De Telegraaf welcomes the attack:

“Iran and Hezbollah swear revenge, but at the same time they now know that their terrorist leaders are no longer safe anywhere. This message from Israel is also in the interests of the West. Security services had been warning of the growing threat of Iranian terror recently. In Europe, members of criminal gangs are being recruited to target opponents of the ayatollahs. ... In view of the threat, it is incomprehensible that the European Union continues to refuse to put the Revolutionary Guard on the terrorist list. ... The EU is proving to be deaf and blind to the danger.”

Večernji list (HR) /

The Israeli Nero

The attack in Damascus is just Netanyahu's latest diversionary tactic, Večernji list writes:

“Many commentators agree that Benjamin Netanyahu is doing everything he can to inflame the situation in the Middle East because he is under huge pressure both at home - where more than a hundred thousand Israelis took to the streets on the weekend to demand his resignation - and abroad. Netanyahu has already lost the unqualified support of Israel's partners, who are demanding that he stop the bloodshed in Gaza. But he knows that he would certainly end up behind bars should the war come to an end, as the Israeli courts are just waiting to reopen the corruption case against him. ... Many Israelis call him the 'Israeli Nero' - a reference to the emperor who set fire to Rome.”

The Times (GB) /

Netanyahu will not be brought into the fold

The Israeli PM is increasingly becoming a problem for the US, The Times comments:

“Mr Netanyahu has now shown Washington that he is not to be circumscribed, and will strike at any enemies he perceives as a threat.
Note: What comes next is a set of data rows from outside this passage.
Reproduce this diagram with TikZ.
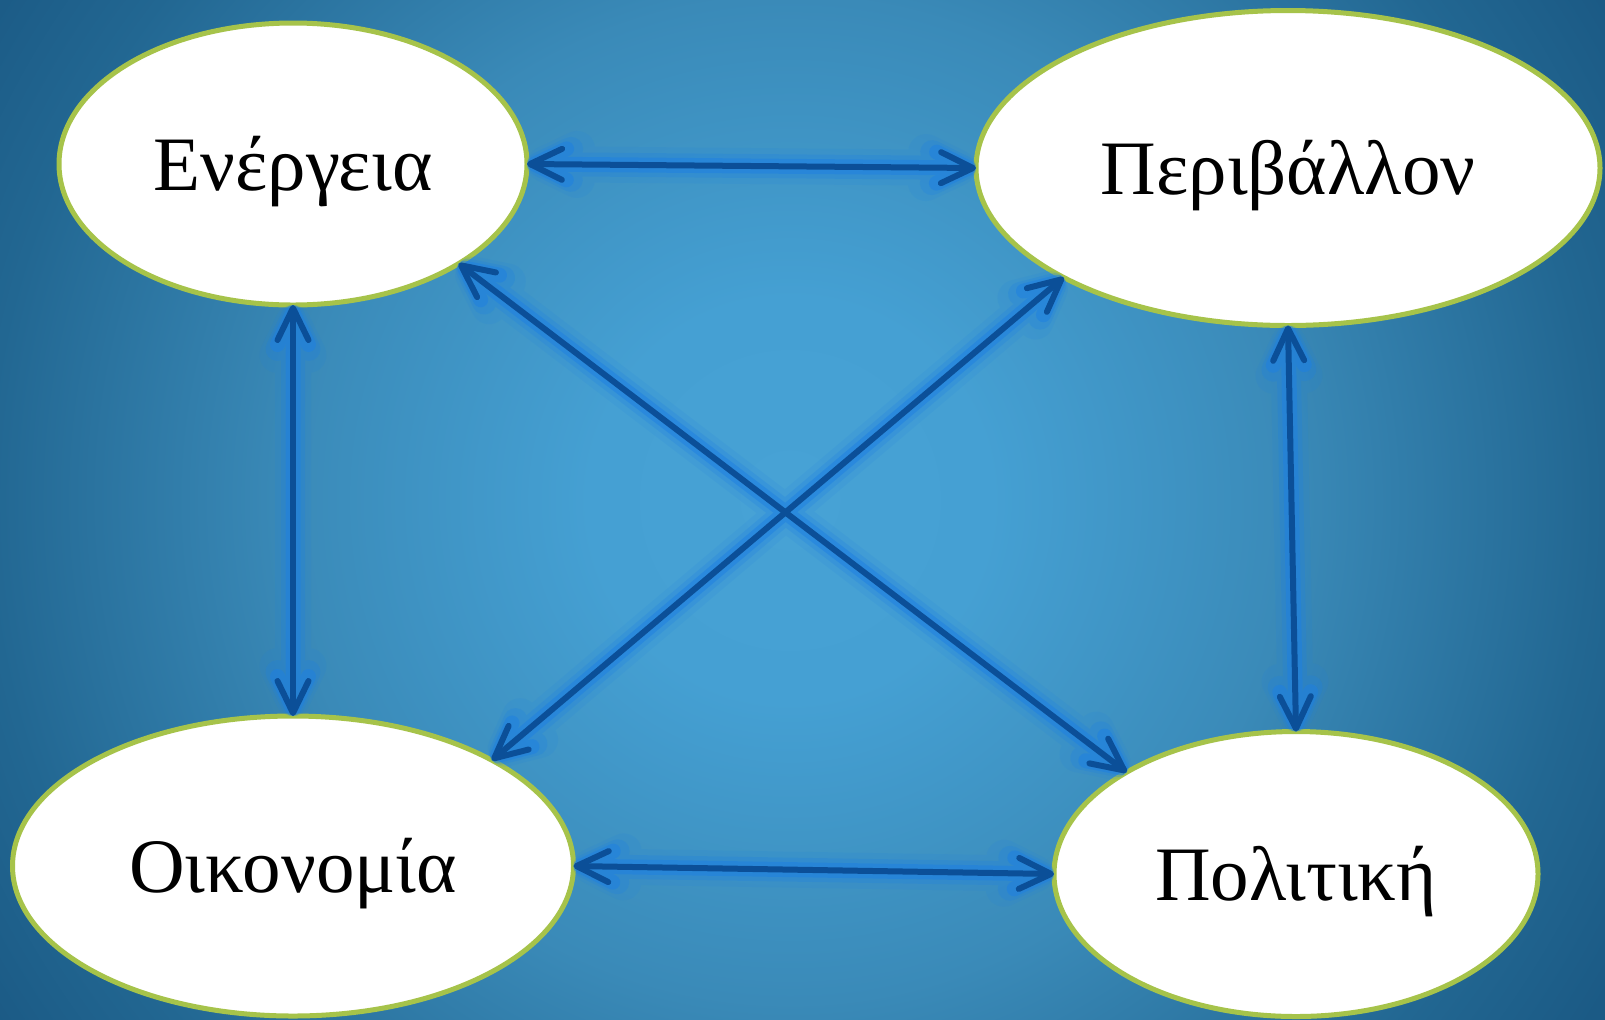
\documentclass[tikz,border=0pt]{standalone}
\usepackage{fontspec}
\setmainfont{Liberation Serif}
\usetikzlibrary{arrows.meta,shapes.geometric}
\definecolor{bgA}{HTML}{47A2D5}
\definecolor{bgA2}{HTML}{45A0D3}
\definecolor{bgM}{HTML}{3A8AB8}
\definecolor{bgB}{HTML}{226792}
\definecolor{bgC}{HTML}{1B5A85}
\definecolor{rimgreen}{HTML}{A6C34A}
\definecolor{arrowblue}{HTML}{0B4F98}
\definecolor{glowblue}{HTML}{1E80E2}
\pgfdeclareradialshading{bgshade}{\pgfpoint{0bp}{0bp}}{color(0bp)=(bgA); color(100bp)=(bgA2); color(250bp)=(bgM); color(400bp)=(bgB); color(475bp)=(bgC); color(700bp)=(bgC)}
\begin{document}
\begin{tikzpicture}[x=0.5pt,y=-0.5pt,
  topic/.style={ellipse,draw=rimgreen,fill=white,line width=2.5pt,inner sep=0pt,outer sep=0pt,
    font=\fontsize{38.5}{40}\selectfont,text height=26pt,text depth=0pt},
  bitipshape/.style={{Straight Barb[length=16pt 0,width=15.5pt 0,round]}-{Straight Barb[length=16pt 0,width=15.5pt 0,round]}},
  glowwide/.style={bitipshape,draw=glowblue,line width=18pt,line cap=round,line join=round},
  glowA/.style={bitipshape,draw=glowblue,line width=12pt,line cap=round,line join=round},
  glowB/.style={bitipshape,draw=glowblue,line width=7.5pt,line cap=round,line join=round},
  link/.style={bitipshape,draw=arrowblue,line width=3pt,line cap=round}]
\useasboundingbox (0,0) rectangle (1605,1019);
\begin{scope}
\clip (0,0) rectangle (1605,1019);
\node[inner sep=0pt,outer sep=0pt] (bg) at (790,500) {\pgfuseshading{bgshade}};
\end{scope}

\node[topic,minimum width=234pt,minimum height=141pt] (E) at (293,164) {Ενέργεια};
\node[topic,minimum width=312pt,minimum height=157.5pt] (P) at (1288,168) {Περιβάλλον};
\node[topic,minimum width=280.5pt,minimum height=150pt] (O) at (293,866) {Οικονομία};
\node[topic,minimum width=242pt,minimum height=142.5pt] (L) at (1296,874) {Πολιτική};

\foreach \g/\op in {glowwide/0.12,glowA/0.25,glowB/0.5}{
\begin{scope}[transparency group,opacity=\op]
  \draw[\g] (E.east) -- (P.west);
  \draw[\g] (E.south) -- (O.north);
  \draw[\g] (P.south) -- (L.north);
  \draw[\g] (O.east) -- (L.west);
  \draw[\g] (E.-31) -- (L.149);
  \draw[\g] (P.206) -- (O.28);
\end{scope}
}
\draw[link] (E.east) -- (P.west);
\draw[link] (E.south) -- (O.north);
\draw[link] (P.south) -- (L.north);
\draw[link] (O.east) -- (L.west);
\draw[link] (E.-31) -- (L.149);
\draw[link] (P.206) -- (O.28);
\end{tikzpicture}
\end{document}
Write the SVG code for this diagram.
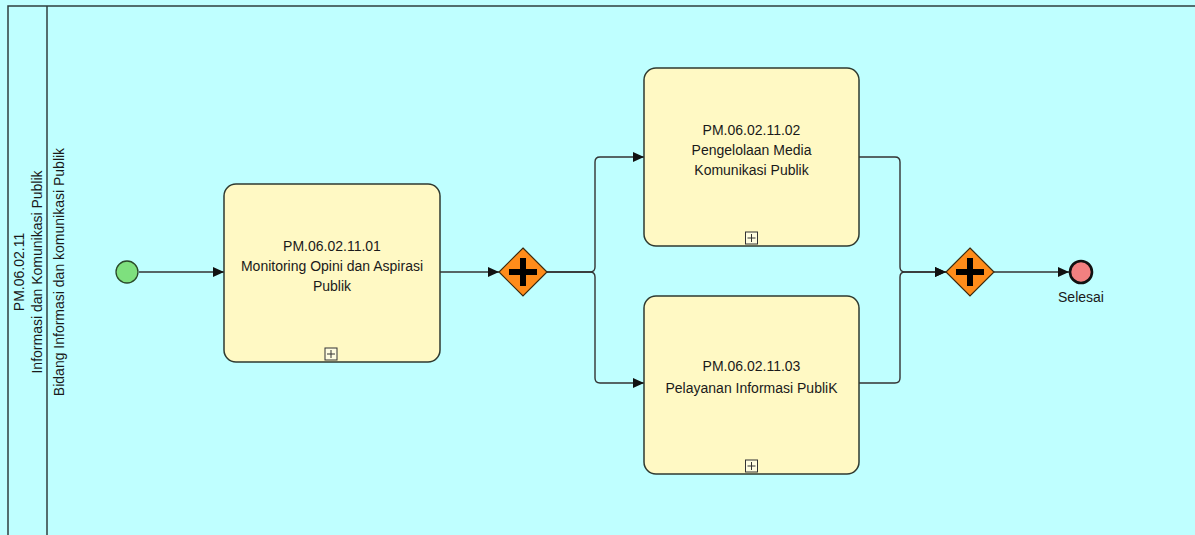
<svg xmlns="http://www.w3.org/2000/svg" width="1195" height="535" viewBox="0 0 1195 535">
<defs>
<style>
.lane{fill:#bfffff;stroke:none}
.border{stroke:#2f3f3f;stroke-width:1.5;fill:none}
.task{fill:#fff9c4;stroke:#2f3a30;stroke-width:1.5}
.t{font-family:"Liberation Sans",Arial,sans-serif;font-size:14px;fill:#1a1a1a;text-anchor:middle}
.lt{font-family:"Liberation Sans",Arial,sans-serif;font-size:14px;fill:#1a1a1a;text-anchor:middle}
.flow{fill:none;stroke:#333;stroke-width:1.4;marker-end:url(#ah)}
.gw{fill:#ff8c1a;stroke:#3a2a10;stroke-width:1.2}
.plus{fill:#000}
.mk{fill:#fffde0;stroke:#333;stroke-width:1}
</style>
<marker id="ah" markerWidth="12" markerHeight="10" refX="11" refY="5" orient="auto" markerUnits="userSpaceOnUse">
<path d="M0,0 L11,5 L0,10 Z" fill="#111"/>
</marker>
</defs>
<rect class="lane" x="0" y="0" width="1195" height="535"/>
<g id="pool">
<path class="border" d="M8,535 V6 H1195"/>
<line class="border" x1="47" y1="6" x2="47" y2="535"/>
<text class="lt" transform="translate(24,272) rotate(-90)">PM.06.02.11</text>
<text class="lt" transform="translate(42,272) rotate(-90)">Informasi dan Komunikasi Publik</text>
<text class="lt" transform="translate(64,272) rotate(-90)">Bidang Informasi dan komunikasi Publik</text>
</g>
<g id="connectors">
<path class="flow" d="M139,272 H224"/>
<path class="flow" d="M440,272 H499"/>
<path class="flow" d="M547,272 H590 Q595,272 595,267 V162 Q595,157 600,157 H644"/>
<path class="flow" d="M547,272 H590 Q595,272 595,277 V378 Q595,383 600,383 H644"/>
<path class="flow" d="M859,157 H895 Q900,157 900,162 V267 Q900,272 905,272 H946"/>
<path class="flow" d="M859,383 H895 Q900,383 900,378 V277 Q900,272 905,272 H946"/>
<path class="flow" d="M994,272 H1069"/>
</g>
<g id="start">
<circle cx="127" cy="272" r="11" fill="#7ee07e" stroke="#2a4a2a" stroke-width="1.3"/>
</g>
<g id="task1">
<rect class="task" x="224" y="184" width="216" height="178" rx="12"/>
<text class="t" x="332" y="251">PM.06.02.11.01</text>
<text class="t" x="332" y="271">Monitoring Opini dan Aspirasi</text>
<text class="t" x="332" y="291">Publik</text>
<rect class="mk" x="325" y="348" width="12" height="12"/>
<path d="M327,354 H335 M331,350 V358" stroke="#333" stroke-width="1"/>
</g>
<g id="gateway1">
<path class="gw" d="M523,248 L547,272 L523,296 L499,272 Z"/>
<path class="plus" d="M520,258 H526 V269 H537 V275 H526 V286 H520 V275 H509 V269 H520 Z"/>
</g>
<g id="task2">
<rect class="task" x="644" y="68" width="215" height="178" rx="12"/>
<text class="t" x="751.5" y="135">PM.06.02.11.02</text>
<text class="t" x="751.5" y="155">Pengelolaan Media</text>
<text class="t" x="751.5" y="175">Komunikasi Publik</text>
<rect class="mk" x="745.5" y="232" width="12" height="12"/>
<path d="M747.5,238 H755.5 M751.5,234 V242" stroke="#333" stroke-width="1"/>
</g>
<g id="task3">
<rect class="task" x="644" y="296" width="215" height="178" rx="12"/>
<text class="t" x="751.5" y="371">PM.06.02.11.03</text>
<text class="t" x="751.5" y="393">Pelayanan Informasi PubliK</text>
<rect class="mk" x="745.5" y="460" width="12" height="12"/>
<path d="M747.5,466 H755.5 M751.5,462 V470" stroke="#333" stroke-width="1"/>
</g>
<g id="gateway2">
<path class="gw" d="M970,248 L994,272 L970,296 L946,272 Z"/>
<path class="plus" d="M967,258 H973 V269 H984 V275 H973 V286 H967 V275 H956 V269 H967 Z"/>
</g>
<g id="end">
<circle cx="1081" cy="272" r="11" fill="#f28080" stroke="#111" stroke-width="2.6"/>
<text class="t" x="1081" y="302">Selesai</text>
</g>
</svg>
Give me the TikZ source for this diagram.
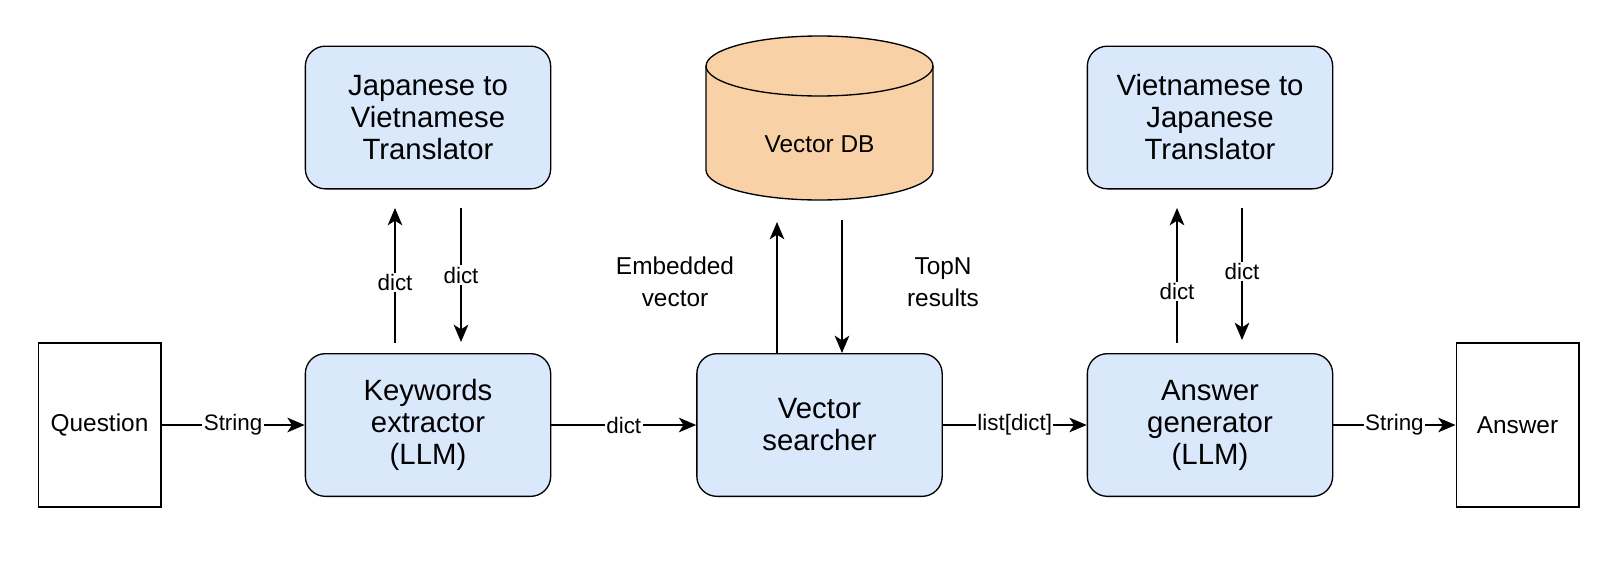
\documentclass[tikz,border=0pt]{standalone}
\usepackage{fontspec}
\setmainfont{Liberation Sans}
\usepackage{tikz}
\usetikzlibrary{arrows.meta, positioning, calc}
\definecolor{boxblue}{RGB}{218,232,252}
\definecolor{dborange}{RGB}{248,210,166}

\begin{document}
\begin{tikzpicture}[x=0.75pt, y=-0.75pt,
    box/.style={rectangle, draw, line width=1pt, fill=boxblue, rounded corners=15pt, minimum width=184pt, minimum height=107pt, align=center, font=\fontsize{22}{24}\selectfont},
    io/.style={rectangle, draw, line width=1pt, fill=white, minimum width=92pt, minimum height=123pt, font=\fontsize{18.3}{24}\selectfont},
    note/.style={align=center, font=\fontsize{18.3}{24}\selectfont},
    lbl/.style={fill=white, inner sep=1pt, font=\fontsize{16.8}{20}\selectfont},
    arrow/.style={-{Stealth[length=13pt, width=11pt, inset=3.5pt]}, line width=1pt}
]
    \useasboundingbox (0,0) rectangle (1616,564);

    % Input and output
    \node[io] (question) at (99.5,425) {Question};
    \node[io] (answer) at (1517.5,425) {Answer};

    % Pipeline
    \node[box] (extractor) at (428,425) {Keywords\\extractor\\(LLM)};
    \node[box] (searcher) at (819.5,425) {Vector\\searcher};
    \node[box] (generator) at (1210,425) {Answer\\generator\\(LLM)};

    % Translators
    \node[box] (jp2vi) at (428,117.5) {Japanese to\\Vietnamese\\Translator};
    \node[box] (vi2jp) at (1210,117.5) {Vietnamese to\\Japanese\\Translator};

    % Vector DB
    \filldraw[fill=dborange, line width=1pt] (706,66) -- (706,170)
        arc[start angle=180, end angle=360, x radius=85.1pt, y radius=22.5pt] -- (933,66)
        arc[start angle=0, end angle=180, x radius=85.1pt, y radius=22.5pt] -- cycle;
    \draw[line width=1pt] (706,66) arc[start angle=180, end angle=360, x radius=85.1pt, y radius=22.5pt];
    \node[note] (vectordb) at (819.5,144) {Vector DB};

    % Main flow
    \draw[arrow] (question) -- node[lbl] {String} (extractor);
    \draw[arrow] (extractor) -- node[lbl] {dict} (searcher);
    \draw[arrow] (searcher) -- node[lbl] {list[dict]} (generator);
    \draw[arrow] (generator) -- node[lbl] {String} (answer);

    % Translation round trips
    \coordinate (exout) at (395,343);
    \coordinate (jvin) at (395,208);
    \coordinate (jvout) at (461,208);
    \coordinate (exin) at (461,342);
    \draw[arrow] (exout) -- node[lbl, pos=0.45] {dict} (jvin);
    \draw[arrow] (jvout) -- node[lbl] {dict} (exin);

    \coordinate (genout) at (1177,343);
    \coordinate (vjin) at (1177,208);
    \coordinate (vjout) at (1242,208);
    \coordinate (genin) at (1242,340);
    \draw[arrow] (genout) -- node[lbl, pos=0.38] {dict} (vjin);
    \draw[arrow] (vjout) -- node[lbl, pos=0.48] {dict} (genin);

    % Vector DB round trip
    \coordinate (dbin) at (777,222);
    \coordinate (dbout) at (842,220);
    \draw[arrow] (dbin |- searcher.north) -- (dbin);
    \draw[arrow] (dbout) -- (dbout |- searcher.north);
    \node[note] (embedded) at (675,282) {Embedded\\vector};
    \node[note] (topn) at (943,282) {TopN\\results};

\end{tikzpicture}
\end{document}
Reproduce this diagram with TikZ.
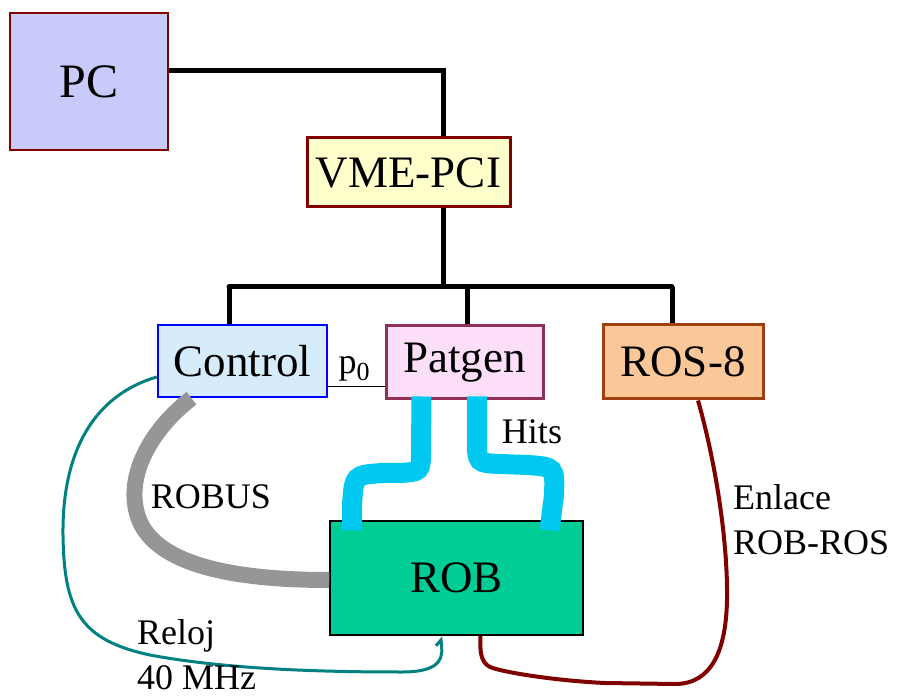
\documentclass[tikz,border=0pt]{standalone}
\usepackage{fontspec}
\setmainfont{Liberation Serif}
\usetikzlibrary{calc}
\definecolor{pcfill}{RGB}{200,202,250}
\definecolor{vmefill}{RGB}{255,255,204}
\definecolor{ctlfill}{RGB}{214,236,250}
\definecolor{patfill}{RGB}{252,222,248}
\definecolor{rosfill}{RGB}{250,200,152}
\definecolor{robfill}{RGB}{0,204,150}
\definecolor{dred}{RGB}{128,0,0}
\definecolor{patdraw}{RGB}{144,48,88}
\definecolor{rosdraw}{RGB}{160,64,16}
\definecolor{cable}{RGB}{0,200,240}
\definecolor{robus}{RGB}{150,150,150}
\definecolor{teal}{RGB}{0,128,128}
\tikzset{
  box/.style={draw, rectangle, inner sep=0pt, font=\fontsize{45}{48}\selectfont},
  bus/.style={line width=5pt, black},
  lbl/.style={font=\fontsize{36}{40}\selectfont, inner sep=0pt},
  cablestyle/.style={line width=20pt, cable},
}
\begin{document}
\begin{tikzpicture}[x=1pt,y=-1pt]
\useasboundingbox (0,0) rectangle (900,700);
% boxes
\node[box, fill=pcfill, draw=dred, line width=2.5pt, minimum width=158pt, minimum height=137pt, font=\fontsize{48}{52}\selectfont] (PC) at (89,81.5) {PC};
\node[box, fill=vmefill, draw=dred, line width=3pt, minimum width=203pt, minimum height=69pt] (VME) at (408.5,172.5) {VME-PCI};
\node[box, fill=ctlfill, draw=blue, line width=2.5pt, minimum width=169pt, minimum height=72pt] (Control) at (242.5,361) {Control};
\node[box, fill=patfill, draw=patdraw, line width=3pt, minimum width=157pt, minimum height=73pt] (Patgen) at (464.5,362.5) {Patgen};
\node[box, fill=rosfill, draw=rosdraw, line width=3pt, minimum width=160pt, minimum height=74pt] (ROS) at (683,362) {ROS-8};
\node[box, fill=robfill, draw=black, line width=1.5pt, minimum width=253pt, minimum height=114pt] (ROB) at (456.5,578) {ROB};
% bus
\coordinate (busL) at (229,287);
\coordinate (busM) at (467,287);
\coordinate (busR) at (672,287);
\draw[bus] ([yshift=10.5pt]PC.east) -| ([xshift=34.5pt]VME.north);
\draw[bus] ([xshift=34.5pt]VME.south) -- ([xshift=34.5pt]VME.south |- busL);
\draw[bus, line cap=round] (busL) -- (busR);
\draw[bus] (busL) -- (busL |- Control.north);
\draw[bus] (busM) -- (busM |- Patgen.north);
\draw[bus] (busR) -- (busR |- ROS.north);
% p0
\draw[line width=1pt] ([yshift=-26pt]Control.east) -- ([yshift=-26pt]Control.east -| Patgen.west);
\node[font=\fontsize{36}{40}\selectfont, inner sep=0pt] (p0) at (354,369) {p\raisebox{-0.2em}{\fontsize{26}{28}\selectfont 0}};
% cyan cables
\draw[cablestyle] ([xshift=-43pt,yshift=4pt]Patgen.south) -- (421,450) .. controls (421,472) .. (398,473) -- (382,473) .. controls (354,475) .. (352,505) -- ([xshift=-104.5pt,yshift=-10pt]ROB.north);
\draw[cablestyle] ([xshift=12.5pt,yshift=4pt]Patgen.south) -- (477,440) .. controls (477,463) .. (500,464) -- (528,465) .. controls (555,467) .. (554,495) -- ([xshift=93pt,yshift=-10pt]ROB.north);
% ROBUS
\draw[line width=16pt, robus] ([xshift=-51pt]Control.south) .. controls (150,430) and (122,480) .. (140,522) .. controls (162,570) and (250,580) .. ([yshift=-2pt]ROB.west);
% clock
\draw[line width=3pt, teal] ([yshift=-16pt]Control.west) .. controls (95,395) and (62,450) .. (63,535) .. controls (64,610) and (80,640) .. (150,655) .. controls (230,670) and (330,672) .. (402,672) .. controls (445,672) and (443,655) .. (441,640) -- ([xshift=-20.5pt,yshift=-10pt]ROB.south);
% ROB-ROS link
\draw[line width=4pt, dred] ([xshift=15pt]ROS.south) .. controls (715,460) and (728,540) .. (727,600) .. controls (726,650) and (712,684) .. (675,684) -- (605,683) .. controls (560,681) and (505,673) .. (490,667) .. controls (480,662) and (480,650) .. ([xshift=24pt]ROB.south);
% labels
\node[lbl] (robuslbl) at (211,497) {ROBUS};
\node[lbl] (hitslbl) at (532,432) {Hits};
\node[lbl, anchor=west] (enl1) at (733,497) {Enlace};
\node[lbl, anchor=west] (enl2) at (733,543) {ROB-ROS};
\node[lbl, anchor=west] (rel1) at (137,636) {Reloj};
\node[lbl, anchor=west] (rel2) at (137,678) {40 MHz};
\end{tikzpicture}
\end{document}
Few in Washington will quarrel with the choice of target. Zahedi was the most senior Iranian leader of the armed wing of the Revolutionary Guard after General Qasem Soleimani, killed by a US drone strike in Iraq in 2020. ... Attacking a diplomatic mission abroad is nevertheless a risk for Israel. At least some of the Arab world will believe Iran's assertion that it was planned and sanctioned by Washington. This further damages US credibility.”